For years I lurked like a David Attenborough in the political jungle, observing politicians in their natural habitats. One day I suddenly realised that I was tired of those politicians paying lip service to gender equality but never actually delivering it. So I proposed setting up the Women’s Equality Party.
When you came to visit our office this summer we were enthralled by your journey to co-found the Women’s Equality Party in March 2015. How have you been able to help audiences identify the path to an equal society?
When Sandi Toksvig and I set up the Women’s Equality Party, we took unlikely inspiration from UKIP. People still try to argue that newer, smaller parties can’t make a real difference because the electoral system is rigged against us.
It’s absolutely true that the first-past-the-post voting system used for Westminster elections is shockingly undemocratic, favouring old parties and incumbent MPs and helping to exclude women and minorities.
It also dampened the UKIP surge in terms of formal political representation. Despite winning over 4 million votes in 2015, they only ever managed to get one MP elected and he was a former Tory.
But as we lurch towards Brexit, it’s also clear that UKIP succeeded in its core objective and did so because the biggest parties are so weak and divided that rather than challenging UKIP, they often echoed and sought to appease it.
In creating the Women’s Equality Party, we deliberately sought to exploit the weakness of those big parties. And we were right. The more they see us grow and flourish and win substantial numbers of votes—one in four voters backed us in several recent council polls, for example—they try to neutralise us by copying our policies. Which we encourage them to do.
When I talk to audiences about the Women’s Equality Party, I often tell them how in 2017 we hand-delivered beribboned copies of our manifesto to the other parties, with a note reading “Please steal me”.
I also set out the route to equality that we have mapped out in our manifestos and that I explored in greater depth in my book Attack of the 50 Ft Women. It’s a compelling message because the route is actually quite straightforward and if we followed it, the benefits to everyone, not just to women, would be enormous.
You are a best-selling author as well as a politician. You mentioned the royals. How did the opportunity to write a biography on Prince Charles come about?
I first met him in 1986, when I was a very young journalist working for The Economist. He invited himself to lunch with some of my older colleagues to discuss how he might best use his influence. It was such an odd thing to do and he seemed so ill at ease in his own skin that he caught my attention.
Later I found myself covering the royals, at first without much enthusiasm but then I began to understand that they weren’t just a living tourist attraction but had far more heft, reach and meaning. I also realised that covering the royals properly was difficult because it was tough to get any direct access at all and though exposed in the public gaze, they are also protected by layers of secrecy.
That made me want to see behind the curtain. I spent years working to gain access, not just to Charles but to the Queen and other members of the family and to the courts. It is a peculiar and interesting world I dubbed Planet Windsor.

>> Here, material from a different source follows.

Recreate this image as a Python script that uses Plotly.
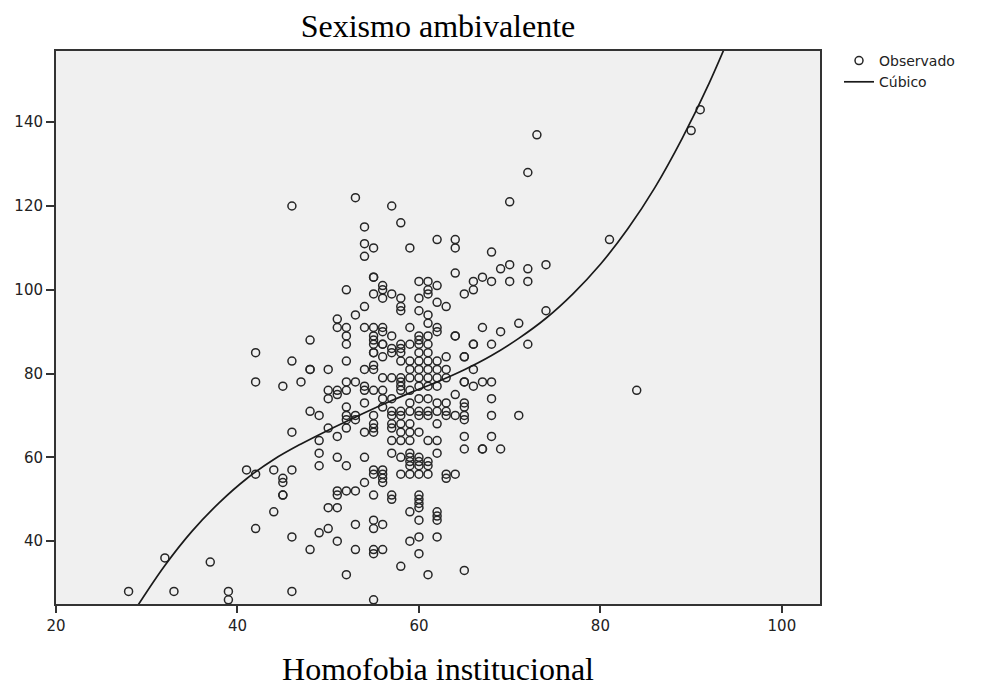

Your speaking topics include embracing change. What tips or strategies could you share to help us prepare for, and indeed embrace change?
Throughout my life, I’ve observed what happens when people and institutions stand against change. The change still happens, but without their input and often leaving them at its mercy. Think about journalism and media organisations, for example.
The digital revolution came along and shredded the economic model that sustained print titles, by simultaneously destroying their gatekeeping role—now everyone could publish online, now everyone could advertise online—and encouraging a culture in which people believe that content should be free.
This has become further complicated, of course, by the rise of social media and the decline of trust in public institutions, so now we have more “news” swirling around and less inclination to believe any of it.
There isn’t one organisation or person I can point to and say that they have navigated these profound changes entirely successfully, but the early victims of the digital revolution were those who ignored or opposed it. And there is a huge opportunity in change, even when it arrives in the form of frightening turbulence, because that turbulence signals the breaking down of old certainties and systems.
The reason it was possible to set up a new political party and see that party grow so fast is because of the space created by turbulence, and it is that same turbulence that makes me optimistic about our chances of effecting real and positive change.
If there was one phrase, perhaps in 10-15 words, which summarises your vision, what would it be?
It’s shorter than 10-15 words. It is simply this: seize the turbulence
Thanks Catherine for your time and a fascinating discussion!